Individuals bear the risks in defined contribution pension schemes
Press release issued: 11 July 2012
New research from academics at the Universities of Bristol and Bath finds that 'considerable' risks are inherent in individual-based pension schemes.
The study, forthcoming in the Journal of Risk and Insurance, shows that there is a ten per cent chance that a UK pensioner will receive a pension that is only a third of their final salary.
Furthermore, the study gives a new assessment of the financial risks faced by individuals who subscribe to defined contribution pension schemes, and whose pension contributions are invested in stock market securities.
Professor Ian Tonks, from the University of Bath's School of Management, and Dr Edmund Cannon from the University of Bristol, simulated the size of an individual's typical pension pot and pension pay-out at retirement, based on a four-year study of a wide range of international evidence on equity and bond returns and wage growth, in sixteen countries over a 107-year period.
They calculated that the average replacement ratio, of the likely pension income to final salary, is 0.79. This means that based on historical evidence, the typical final pension that an individual could expect to receive would be around eighty per cent of an employee's final salary.
The average pension that a pensioner in the UK might expect at retirement from regularly contributing ten per cent of their salary over their working life has a replacement ratio close to unity which means that individuals could expect to receive a pension that matches their final salary. However, pensioners also face a ten per cent chance of getting a pension that is only one third of their final salary.
Despite this, UK pensioners stand to fare better than their counterparts in France, Italy and Spain. Given historical returns, pensioners in these countries have about a ten per cent chance of a real replacement ratio of 0.25, 0.20 and 0.17 respectively; meaning that when they retire there is a ten per cent probability for these pensioners that their subsequent pension would be a quarter or less of their final salary.
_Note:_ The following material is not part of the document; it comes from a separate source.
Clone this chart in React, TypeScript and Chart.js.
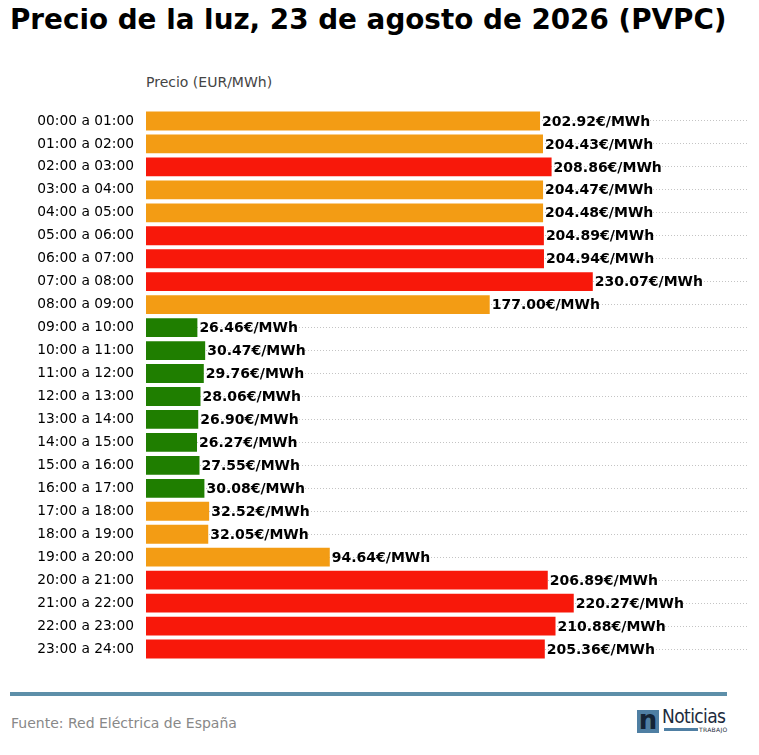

The study is timely, as the UK is introducing auto-enrolment in October 2012 with a brand new national defined contribution pension scheme (NEST). Other countries around the world are also moving over to individual-based DC pension schemes (401k's in USA; Riester plans in Germany, Kiwi Saver in New Zealand).
Professor Tonks said: "When a pension scheme invests in stock market investments it is tempting to believe that the risks of the scheme depend on equity market risks. We show that it is also important to allow for correlations between equity returns, bond yields and wage growth. Although the likely replacement ratio based on historical data is high, these simulations demonstrate that the risks in defined contribution pension schemes are considerable."
Dr Cannon added: "The recent financial crisis has emphasised the need for policy makers and individuals to be aware of the risks inherent in any financial savings scheme. Defined contribution pension schemes shift pension risks away from the state and the employer towards the individual, and it is important that individuals recognise the implications of this transfer of risk".
The full paper The Value and Risk of Defined Contribution Pension Schemes: International Evidence is forthcoming in Journal of Risk and Insurance and is available to download from the University of Bath's website.